> **Directions for this task**
Write out each line exactly as given. Leave the pictures out of your copy.

> **Provided material**
——————
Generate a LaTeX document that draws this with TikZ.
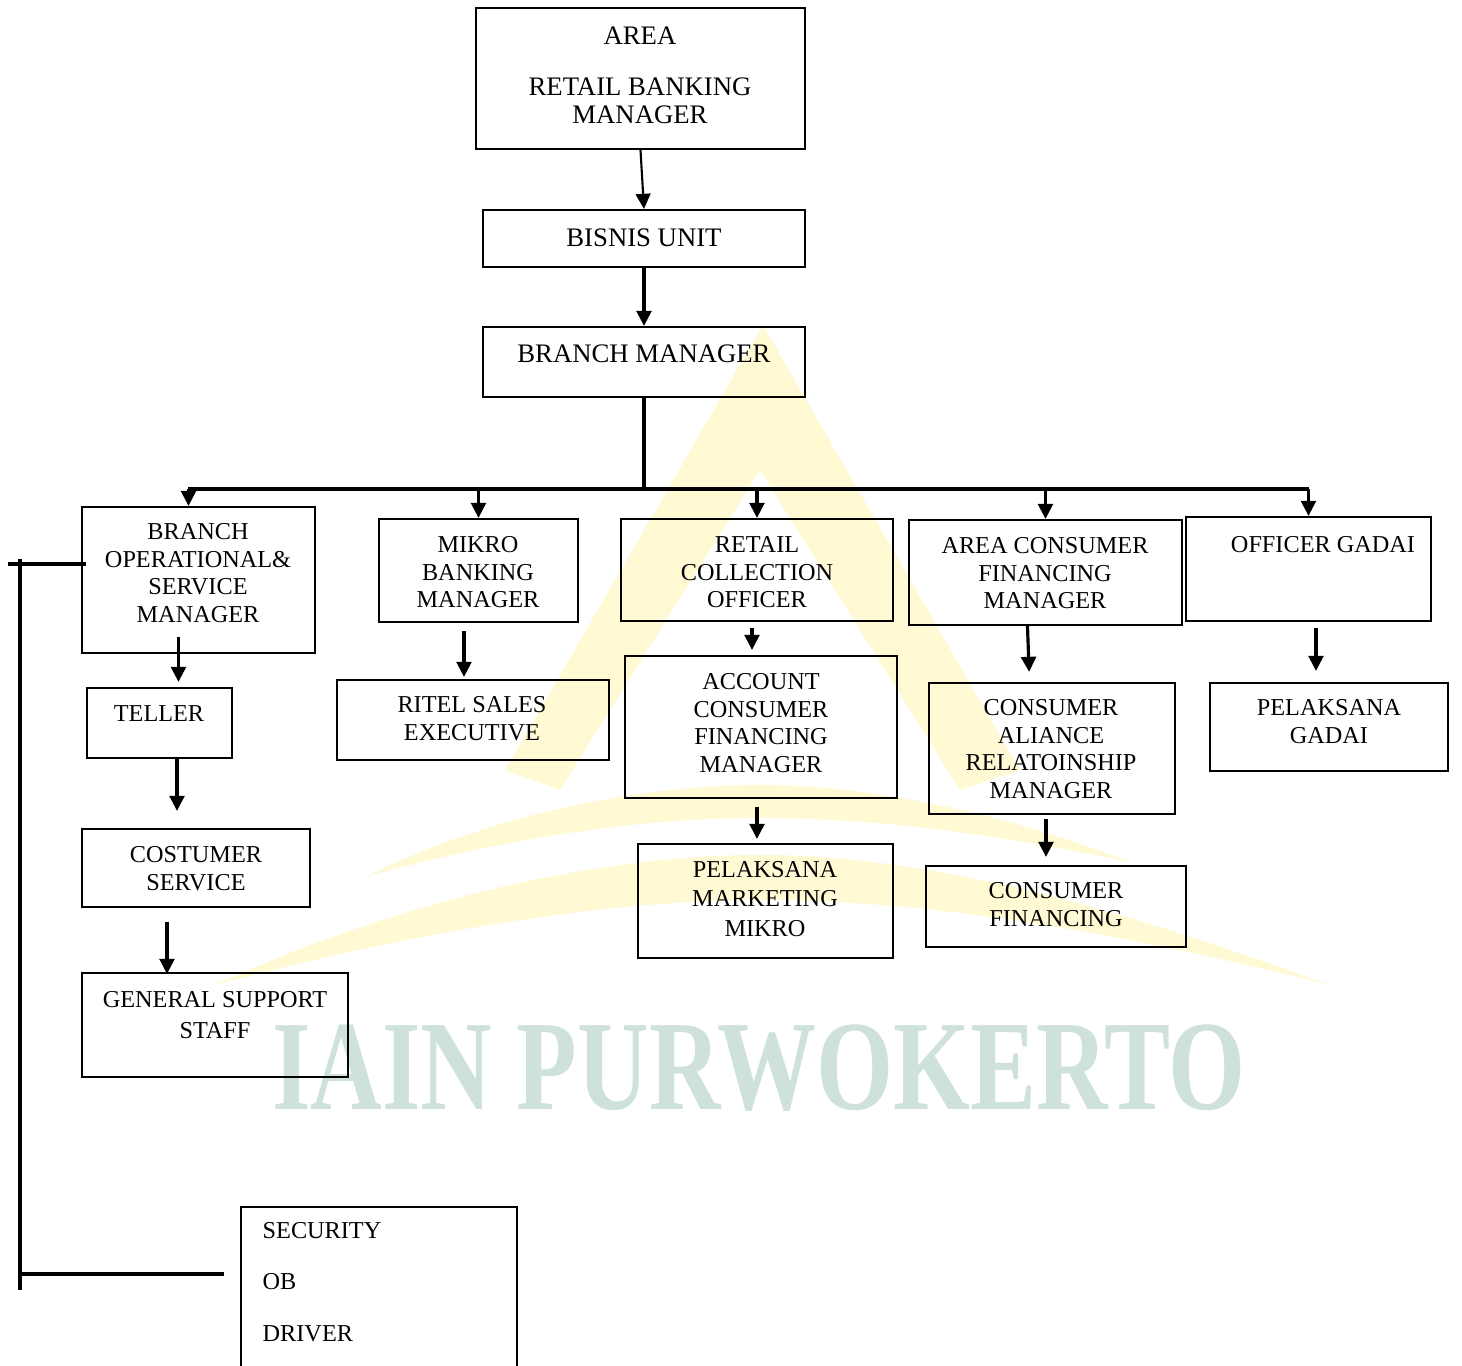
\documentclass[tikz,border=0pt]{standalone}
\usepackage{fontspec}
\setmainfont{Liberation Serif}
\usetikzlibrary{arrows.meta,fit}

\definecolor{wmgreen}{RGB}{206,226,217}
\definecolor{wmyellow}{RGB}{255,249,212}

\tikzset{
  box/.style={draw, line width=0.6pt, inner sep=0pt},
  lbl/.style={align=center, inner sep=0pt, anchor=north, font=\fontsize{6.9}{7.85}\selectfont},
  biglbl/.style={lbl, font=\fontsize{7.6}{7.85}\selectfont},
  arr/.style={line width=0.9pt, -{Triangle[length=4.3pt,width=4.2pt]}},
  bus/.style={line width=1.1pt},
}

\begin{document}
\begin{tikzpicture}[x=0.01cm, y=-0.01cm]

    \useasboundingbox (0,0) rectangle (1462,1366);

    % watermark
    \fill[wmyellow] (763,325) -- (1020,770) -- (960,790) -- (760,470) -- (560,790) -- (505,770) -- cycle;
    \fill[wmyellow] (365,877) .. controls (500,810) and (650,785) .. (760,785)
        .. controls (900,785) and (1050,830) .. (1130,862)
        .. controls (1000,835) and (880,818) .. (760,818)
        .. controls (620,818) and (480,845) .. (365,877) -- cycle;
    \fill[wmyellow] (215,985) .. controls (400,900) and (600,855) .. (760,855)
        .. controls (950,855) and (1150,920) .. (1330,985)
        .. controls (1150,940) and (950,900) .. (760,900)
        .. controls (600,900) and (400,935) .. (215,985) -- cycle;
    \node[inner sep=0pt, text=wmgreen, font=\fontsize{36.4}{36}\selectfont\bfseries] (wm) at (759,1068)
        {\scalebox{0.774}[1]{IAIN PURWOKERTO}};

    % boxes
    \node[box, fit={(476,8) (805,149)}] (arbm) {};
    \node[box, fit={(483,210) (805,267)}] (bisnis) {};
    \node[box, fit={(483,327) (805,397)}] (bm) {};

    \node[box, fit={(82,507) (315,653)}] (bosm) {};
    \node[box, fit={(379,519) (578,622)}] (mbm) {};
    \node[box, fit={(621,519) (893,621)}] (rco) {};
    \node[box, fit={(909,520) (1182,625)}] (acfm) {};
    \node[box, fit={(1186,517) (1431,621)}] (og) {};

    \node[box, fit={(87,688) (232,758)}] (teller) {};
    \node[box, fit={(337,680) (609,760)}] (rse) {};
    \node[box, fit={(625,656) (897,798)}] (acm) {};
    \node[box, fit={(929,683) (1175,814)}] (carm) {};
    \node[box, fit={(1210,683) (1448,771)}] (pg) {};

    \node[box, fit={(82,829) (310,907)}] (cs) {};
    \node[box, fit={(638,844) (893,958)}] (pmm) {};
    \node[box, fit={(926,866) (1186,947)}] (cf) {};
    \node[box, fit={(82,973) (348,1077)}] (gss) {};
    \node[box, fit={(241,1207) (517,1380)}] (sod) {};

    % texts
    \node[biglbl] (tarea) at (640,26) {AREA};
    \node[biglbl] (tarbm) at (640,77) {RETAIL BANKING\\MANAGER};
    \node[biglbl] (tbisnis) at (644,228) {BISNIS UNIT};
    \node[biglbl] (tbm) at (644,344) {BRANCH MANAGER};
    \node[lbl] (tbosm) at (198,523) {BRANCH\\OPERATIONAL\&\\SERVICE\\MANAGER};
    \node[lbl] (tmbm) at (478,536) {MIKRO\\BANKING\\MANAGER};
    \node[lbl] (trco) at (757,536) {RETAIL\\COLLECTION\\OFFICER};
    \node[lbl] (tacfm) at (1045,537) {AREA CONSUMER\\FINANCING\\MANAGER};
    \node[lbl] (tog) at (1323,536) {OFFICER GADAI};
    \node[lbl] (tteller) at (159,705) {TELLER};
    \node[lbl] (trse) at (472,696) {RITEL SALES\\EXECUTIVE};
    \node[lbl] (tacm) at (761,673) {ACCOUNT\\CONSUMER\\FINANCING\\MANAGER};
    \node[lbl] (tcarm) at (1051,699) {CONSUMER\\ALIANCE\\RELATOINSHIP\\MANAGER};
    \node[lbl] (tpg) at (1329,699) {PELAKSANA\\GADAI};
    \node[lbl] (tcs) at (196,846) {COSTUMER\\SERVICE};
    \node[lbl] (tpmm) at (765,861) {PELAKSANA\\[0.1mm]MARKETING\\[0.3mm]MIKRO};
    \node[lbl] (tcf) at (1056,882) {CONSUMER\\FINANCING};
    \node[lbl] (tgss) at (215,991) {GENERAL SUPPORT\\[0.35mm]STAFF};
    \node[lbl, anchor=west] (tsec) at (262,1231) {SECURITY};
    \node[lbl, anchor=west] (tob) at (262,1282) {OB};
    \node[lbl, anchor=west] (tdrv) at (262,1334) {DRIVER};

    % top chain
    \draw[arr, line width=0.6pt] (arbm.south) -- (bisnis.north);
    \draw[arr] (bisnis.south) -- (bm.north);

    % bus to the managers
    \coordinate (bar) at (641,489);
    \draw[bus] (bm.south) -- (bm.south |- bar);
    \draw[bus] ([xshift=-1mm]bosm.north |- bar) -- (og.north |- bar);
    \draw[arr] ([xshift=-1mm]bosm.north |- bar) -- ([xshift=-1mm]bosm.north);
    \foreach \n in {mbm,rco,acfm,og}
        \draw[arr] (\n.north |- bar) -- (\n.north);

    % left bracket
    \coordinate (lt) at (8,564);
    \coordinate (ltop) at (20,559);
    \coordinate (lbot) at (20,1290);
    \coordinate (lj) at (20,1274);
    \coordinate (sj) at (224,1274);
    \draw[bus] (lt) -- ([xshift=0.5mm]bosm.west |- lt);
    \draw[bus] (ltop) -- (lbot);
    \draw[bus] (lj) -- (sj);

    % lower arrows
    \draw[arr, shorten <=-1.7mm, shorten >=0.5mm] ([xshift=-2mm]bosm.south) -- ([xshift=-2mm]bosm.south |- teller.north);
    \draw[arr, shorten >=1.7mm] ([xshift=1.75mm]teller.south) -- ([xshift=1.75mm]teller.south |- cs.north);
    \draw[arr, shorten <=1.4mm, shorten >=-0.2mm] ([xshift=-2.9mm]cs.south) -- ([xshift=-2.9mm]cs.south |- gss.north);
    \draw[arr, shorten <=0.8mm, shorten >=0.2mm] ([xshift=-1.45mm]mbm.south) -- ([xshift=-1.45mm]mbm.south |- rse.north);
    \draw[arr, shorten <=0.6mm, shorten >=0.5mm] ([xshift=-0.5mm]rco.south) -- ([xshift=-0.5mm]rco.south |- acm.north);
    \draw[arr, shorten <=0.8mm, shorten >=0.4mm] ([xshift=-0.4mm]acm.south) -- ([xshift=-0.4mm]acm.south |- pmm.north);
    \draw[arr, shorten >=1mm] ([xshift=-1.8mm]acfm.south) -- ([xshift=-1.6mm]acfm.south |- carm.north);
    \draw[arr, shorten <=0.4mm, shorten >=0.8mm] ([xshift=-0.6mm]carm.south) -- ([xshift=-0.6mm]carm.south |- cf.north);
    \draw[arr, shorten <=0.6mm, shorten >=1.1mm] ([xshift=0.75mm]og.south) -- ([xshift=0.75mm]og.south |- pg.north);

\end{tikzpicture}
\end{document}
——————
> **Correct output**
Generate a LaTeX document that draws this with TikZ.
\documentclass[tikz,border=0pt]{standalone}
\usepackage{fontspec}
\setmainfont{Liberation Serif}
\usetikzlibrary{arrows.meta,fit}

\definecolor{wmgreen}{RGB}{206,226,217}
\definecolor{wmyellow}{RGB}{255,249,212}

\tikzset{
  box/.style={draw, line width=0.6pt, inner sep=0pt},
  lbl/.style={align=center, inner sep=0pt, anchor=north, font=\fontsize{6.9}{7.85}\selectfont},
  biglbl/.style={lbl, font=\fontsize{7.6}{7.85}\selectfont},
  arr/.style={line width=0.9pt, -{Triangle[length=4.3pt,width=4.2pt]}},
  bus/.style={line width=1.1pt},
}

\begin{document}
\begin{tikzpicture}[x=0.01cm, y=-0.01cm]

    \useasboundingbox (0,0) rectangle (1462,1366);

    % watermark
    \fill[wmyellow] (763,325) -- (1020,770) -- (960,790) -- (760,470) -- (560,790) -- (505,770) -- cycle;
    \fill[wmyellow] (365,877) .. controls (500,810) and (650,785) .. (760,785)
        .. controls (900,785) and (1050,830) .. (1130,862)
        .. controls (1000,835) and (880,818) .. (760,818)
        .. controls (620,818) and (480,845) .. (365,877) -- cycle;
    \fill[wmyellow] (215,985) .. controls (400,900) and (600,855) .. (760,855)
        .. controls (950,855) and (1150,920) .. (1330,985)
        .. controls (1150,940) and (950,900) .. (760,900)
        .. controls (600,900) and (400,935) .. (215,985) -- cycle;
    \node[inner sep=0pt, text=wmgreen, font=\fontsize{36.4}{36}\selectfont\bfseries] (wm) at (759,1068)
        {\scalebox{0.774}[1]{IAIN PURWOKERTO}};

    % boxes
    \node[box, fit={(476,8) (805,149)}] (arbm) {};
    \node[box, fit={(483,210) (805,267)}] (bisnis) {};
    \node[box, fit={(483,327) (805,397)}] (bm) {};

    \node[box, fit={(82,507) (315,653)}] (bosm) {};
    \node[box, fit={(379,519) (578,622)}] (mbm) {};
    \node[box, fit={(621,519) (893,621)}] (rco) {};
    \node[box, fit={(909,520) (1182,625)}] (acfm) {};
    \node[box, fit={(1186,517) (1431,621)}] (og) {};

    \node[box, fit={(87,688) (232,758)}] (teller) {};
    \node[box, fit={(337,680) (609,760)}] (rse) {};
    \node[box, fit={(625,656) (897,798)}] (acm) {};
    \node[box, fit={(929,683) (1175,814)}] (carm) {};
    \node[box, fit={(1210,683) (1448,771)}] (pg) {};

    \node[box, fit={(82,829) (310,907)}] (cs) {};
    \node[box, fit={(638,844) (893,958)}] (pmm) {};
    \node[box, fit={(926,866) (1186,947)}] (cf) {};
    \node[box, fit={(82,973) (348,1077)}] (gss) {};
    \node[box, fit={(241,1207) (517,1380)}] (sod) {};

    % texts
    \node[biglbl] (tarea) at (640,26) {AREA};
    \node[biglbl] (tarbm) at (640,77) {RETAIL BANKING\\MANAGER};
    \node[biglbl] (tbisnis) at (644,228) {BISNIS UNIT};
    \node[biglbl] (tbm) at (644,344) {BRANCH MANAGER};
    \node[lbl] (tbosm) at (198,523) {BRANCH\\OPERATIONAL\&\\SERVICE\\MANAGER};
    \node[lbl] (tmbm) at (478,536) {MIKRO\\BANKING\\MANAGER};
    \node[lbl] (trco) at (757,536) {RETAIL\\COLLECTION\\OFFICER};
    \node[lbl] (tacfm) at (1045,537) {AREA CONSUMER\\FINANCING\\MANAGER};
    \node[lbl] (tog) at (1323,536) {OFFICER GADAI};
    \node[lbl] (tteller) at (159,705) {TELLER};
    \node[lbl] (trse) at (472,696) {RITEL SALES\\EXECUTIVE};
    \node[lbl] (tacm) at (761,673) {ACCOUNT\\CONSUMER\\FINANCING\\MANAGER};
    \node[lbl] (tcarm) at (1051,699) {CONSUMER\\ALIANCE\\RELATOINSHIP\\MANAGER};
    \node[lbl] (tpg) at (1329,699) {PELAKSANA\\GADAI};
    \node[lbl] (tcs) at (196,846) {COSTUMER\\SERVICE};
    \node[lbl] (tpmm) at (765,861) {PELAKSANA\\[0.1mm]MARKETING\\[0.3mm]MIKRO};
    \node[lbl] (tcf) at (1056,882) {CONSUMER\\FINANCING};
    \node[lbl] (tgss) at (215,991) {GENERAL SUPPORT\\[0.35mm]STAFF};
    \node[lbl, anchor=west] (tsec) at (262,1231) {SECURITY};
    \node[lbl, anchor=west] (tob) at (262,1282) {OB};
    \node[lbl, anchor=west] (tdrv) at (262,1334) {DRIVER};

    % top chain
    \draw[arr, line width=0.6pt] (arbm.south) -- (bisnis.north);
    \draw[arr] (bisnis.south) -- (bm.north);

    % bus to the managers
    \coordinate (bar) at (641,489);
    \draw[bus] (bm.south) -- (bm.south |- bar);
    \draw[bus] ([xshift=-1mm]bosm.north |- bar) -- (og.north |- bar);
    \draw[arr] ([xshift=-1mm]bosm.north |- bar) -- ([xshift=-1mm]bosm.north);
    \foreach \n in {mbm,rco,acfm,og}
        \draw[arr] (\n.north |- bar) -- (\n.north);

    % left bracket
    \coordinate (lt) at (8,564);
    \coordinate (ltop) at (20,559);
    \coordinate (lbot) at (20,1290);
    \coordinate (lj) at (20,1274);
    \coordinate (sj) at (224,1274);
    \draw[bus] (lt) -- ([xshift=0.5mm]bosm.west |- lt);
    \draw[bus] (ltop) -- (lbot);
    \draw[bus] (lj) -- (sj);

    % lower arrows
    \draw[arr, shorten <=-1.7mm, shorten >=0.5mm] ([xshift=-2mm]bosm.south) -- ([xshift=-2mm]bosm.south |- teller.north);
    \draw[arr, shorten >=1.7mm] ([xshift=1.75mm]teller.south) -- ([xshift=1.75mm]teller.south |- cs.north);
    \draw[arr, shorten <=1.4mm, shorten >=-0.2mm] ([xshift=-2.9mm]cs.south) -- ([xshift=-2.9mm]cs.south |- gss.north);
    \draw[arr, shorten <=0.8mm, shorten >=0.2mm] ([xshift=-1.45mm]mbm.south) -- ([xshift=-1.45mm]mbm.south |- rse.north);
    \draw[arr, shorten <=0.6mm, shorten >=0.5mm] ([xshift=-0.5mm]rco.south) -- ([xshift=-0.5mm]rco.south |- acm.north);
    \draw[arr, shorten <=0.8mm, shorten >=0.4mm] ([xshift=-0.4mm]acm.south) -- ([xshift=-0.4mm]acm.south |- pmm.north);
    \draw[arr, shorten >=1mm] ([xshift=-1.8mm]acfm.south) -- ([xshift=-1.6mm]acfm.south |- carm.north);
    \draw[arr, shorten <=0.4mm, shorten >=0.8mm] ([xshift=-0.6mm]carm.south) -- ([xshift=-0.6mm]carm.south |- cf.north);
    \draw[arr, shorten <=0.6mm, shorten >=1.1mm] ([xshift=0.75mm]og.south) -- ([xshift=0.75mm]og.south |- pg.north);

\end{tikzpicture}
\end{document}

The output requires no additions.